Cumulatively, since April 16, the UIF had paid R23 799 903 283 to 3 663 932 workers represented by 322 422 employers. Of significance was the continued direct payment of workers even though the claims were lodged by their employers.

However, payments to domestic workers were far below expectations and this was concerning, UIF Commissioner Teboho Maruping said in the statement.

“Between April 16 and 17 June, we paid a total of 35 374 domestic workers a collective amount of R128 904 782. Even taking into account that live-in domestic workers are back at work already, it seems that we have not done enough to give proper sustenance to this vulnerable group.
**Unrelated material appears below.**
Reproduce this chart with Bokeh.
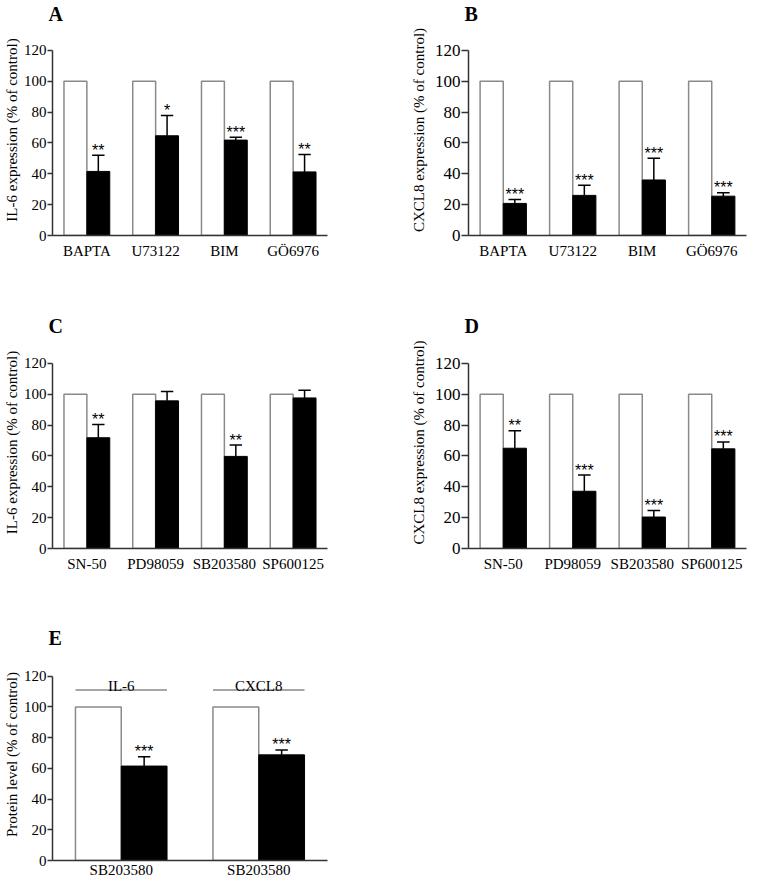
from bokeh.plotting import figure
from bokeh.layouts import column, row
from bokeh.models import Range1d, FixedTicker, Title
from bokeh.core.properties import value
from bokeh.embed import file_html
from bokeh.resources import INLINE

# ---------------- data ----------------
y_ticks = [0, 20, 40, 60, 80, 100, 120]

A_categories = ["BAPTA", "U73122", "BIM", "GÖ6976"]
A_control = [100, 100, 100, 100]
A_treated = [41.5, 64.6, 61.8, 41.2]
A_sem = [10.5, 13.1, 1.9, 11.2]
A_sig = ["**", "*", "***", "**"]

B_categories = ["BAPTA", "U73122", "BIM", "GÖ6976"]
B_control = [100, 100, 100, 100]
B_treated = [20.8, 26.0, 36.0, 25.5]
B_sem = [2.6, 6.6, 14.0, 2.2]
B_sig = ["***", "***", "***", "***"]

C_categories = ["SN-50", "PD98059", "SB203580", "SP600125"]
C_control = [100, 100, 100, 100]
C_treated = [71.8, 95.7, 59.7, 97.6]
C_sem = [8.6, 6.0, 7.4, 5.0]
C_sig = ["**", "", "**", ""]

D_categories = ["SN-50", "PD98059", "SB203580", "SP600125"]
D_control = [100, 100, 100, 100]
D_treated = [65.0, 37.1, 20.4, 64.6]
D_sem = [11.4, 10.5, 4.3, 4.5]
D_sig = ["**", "***", "***", "***"]

E_categories = ["SB203580", "SB203580"]
E_groups = ["IL-6", "CXCL8"]
E_control = [100, 100]
E_treated = [61.5, 68.8]
E_sem = [6.0, 3.2]
E_sig = ["***", "***"]
E_bracket_y = 111

SERIF = "Liberation Serif"
SANS = "Liberation Sans"
BAR_EDGE = "#8a8a8a"
AXIS = "#333333"
FRAME_TOP = 23     # px reserved above the frame for the panel letter


def panel(letter, cats, control, treated, sem, sig, ylabel,
          width, height, left, top120, fw, fh, tick_out, ylab_standoff,
          ytick_size, xstand, headers=None):
    """top120: px from figure top to the 120 line; fh: px for 0..120."""
    n = len(cats)
    ppx = fw / n
    ppy = fh / 120.0
    y_end = 120 + (top120 - FRAME_TOP) / ppy
    title = Title(text=letter, align="left", offset=-4, standoff=0,
                  text_font=SERIF, text_font_style="bold",
                  text_font_size="20px", text_color="black")
    p = figure(width=width, height=height, x_range=Range1d(0, n),
               y_range=Range1d(0, y_end), output_backend="svg",
               toolbar_location=None, title=title, min_border_left=left,
               min_border_top=FRAME_TOP, min_border_right=width - left - fw,
               min_border_bottom=height - top120 - fh)
    p.outline_line_color = None
    p.grid.visible = False

    bw = 0.333
    centers = [i + 0.5 for i in range(n)]
    xw = [c - bw / 2 for c in centers]
    xb = [c + bw / 2 for c in centers]
    tops = [t + e for t, e in zip(treated, sem)]

    p.vbar(x=xw, top=control, bottom=0, width=bw, fill_color="white",
           line_color=BAR_EDGE, line_width=1.5)
    p.vbar(x=xb, top=treated, bottom=0, width=bw, fill_color="black",
           line_color="black", line_width=1)
    cap = 6.3 / ppx
    p.segment(x0=xb, y0=treated, x1=xb, y1=tops, line_color="black",
              line_width=1.5)
    p.segment(x0=[x - cap for x in xb], y0=tops, x1=[x + cap for x in xb],
              y1=tops, line_color="black", line_width=1.5)
    p.text(x=xb, y=[t + 5.0 / ppy for t in tops], text=sig,
           text_align="center", text_baseline="alphabetic",
           text_font=value(SANS), text_font_size="16px", text_color="black")

    if headers is not None:
        x0 = [c - bw for c in centers]
        x1 = [c + bw for c in centers]
        p.segment(x0=x0, y0=[E_bracket_y] * n, x1=x1, y1=[E_bracket_y] * n,
                  line_color=BAR_EDGE, line_width=1.5)
        p.text(x=centers, y=[E_bracket_y + 4.0 / ppy] * n, text=headers,
               text_align="center", text_baseline="alphabetic",
               text_font=value(SERIF), text_font_size="15px",
               text_color="black")

    p.xaxis.ticker = FixedTicker(ticks=centers)
    p.xaxis.major_label_overrides = {c: lab for c, lab in zip(centers, cats)}
    p.xaxis.major_tick_out = 0
    p.xaxis.major_tick_in = 0
    p.xaxis.minor_tick_out = 0
    p.xaxis.minor_tick_in = 0
    p.xaxis.major_label_standoff = xstand
    p.yaxis.ticker = FixedTicker(ticks=y_ticks)
    p.yaxis.bounds = (0, 120)
    p.yaxis.major_tick_out = tick_out
    p.yaxis.major_tick_in = 0
    p.yaxis.minor_tick_out = 0
    p.yaxis.minor_tick_in = 0
    p.yaxis.major_label_standoff = 1
    p.yaxis.axis_label = ylabel
    p.yaxis.axis_label_standoff = ylab_standoff
    for ax in (p.xaxis, p.yaxis):
        ax.axis_line_color = AXIS
        ax.axis_line_width = 1.5
        ax.major_tick_line_color = AXIS
        ax.major_tick_line_width = 1.5
        ax.major_label_text_font = SERIF
        ax.major_label_text_font_size = "15px"
        ax.major_label_text_color = "black"
        ax.axis_label_text_font = SERIF
        ax.axis_label_text_font_size = "15px"
        ax.axis_label_text_font_style = "normal"
        ax.axis_label_text_color = "black"
    p.yaxis.major_label_text_font_size = ytick_size
    return p


pA = panel("A", A_categories, A_control, A_treated, A_sem, A_sig,
           "IL-6 expression (% of control)", 372, 312, 47, 49, 280, 187,
           5, 1, "15px", 7)
pB = panel("B", B_categories, B_control, B_treated, B_sem, B_sig,
           "CXCL8 expression (% of control)", 375, 312, 96, 49, 278, 186,
           7, 5, "17px", 7)
pC = panel("C", C_categories, C_control, C_treated, C_sem, C_sig,
           "IL-6 expression (% of control)", 372, 312, 47, 50, 280, 186,
           5, 1, "15px", 7)
pD = panel("D", D_categories, D_control, D_treated, D_sem, D_sig,
           "CXCL8 expression (% of control)", 375, 312, 96, 50, 278, 186,
           7, 5, "17px", 7)
pE = panel("E", E_categories, E_control, E_treated, E_sem, E_sig,
           "Protein level (% of control)", 372, 256, 47, 51, 280, 186,
           5, 1, "15px", 1, headers=E_groups)

layout = column(row(pA, pB), row(pC, pD), pE)
open("out.html", "w").write(file_html(layout, INLINE))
“We have done something, but it may not be good enough. We have been, and continue to encourage employers to lodge claims on behalf of their workers, particularly workers in vulnerable sectors, like domestic workers and farming, to apply for May relief payments. And again, based on the figures, it seems not enough people have taken the opportunity to apply,” Maruping said.

A total of 154 310 workers had been paid relief benefits directly to their bank accounts to the tune of R679 million since April to date, which meant that the workers got the relief payment much quicker.

The biggest worry now was the number of jobs lost or going to be lost and how this would put a strain to the liquidity of the fund in future. “With the announcement by President Cyril Ramaphosa this week on advanced level 3 of the lockdown, a lot more people will be going back to work in various sectors. This will partly relieve the fund. This is a good time for employers to do right and declare and contribute for workers to the UIF.

"If ever UIF demonstrated how critical it is to the lives of workers, the contribution that it has made during the lockdown should be evidence enough. We hope those companies that have not declared their workers will do right and declare all workers,” he said.

Maruping said 750 614 employees who were not  found on the UIF’s Siyaya system lost a collective R3.3 billion in payments while the lack of proper banking details meant that 988 workers had lost R448 378 in payments. 

The fund also continued to pay ordinary benefits to the unemployed, new mothers, dependents, and for illness and adoption, with over R3 billion paid to date from March 26.

With regard to the compensation claims, the largest number had come from the Western Cape where 172 cases had been received, followed by KwaZulu-Natal (77), the Eastern Cape (55), Gauteng (54), Limpopo (2), and Mpumalanga (1).

The fund had accepted liability for 70 percent of claims received, while 23 percent were pending adjudication, and only 6.1 percent had been rejected. Women were most affected  at 82.8 percent, Maruping said.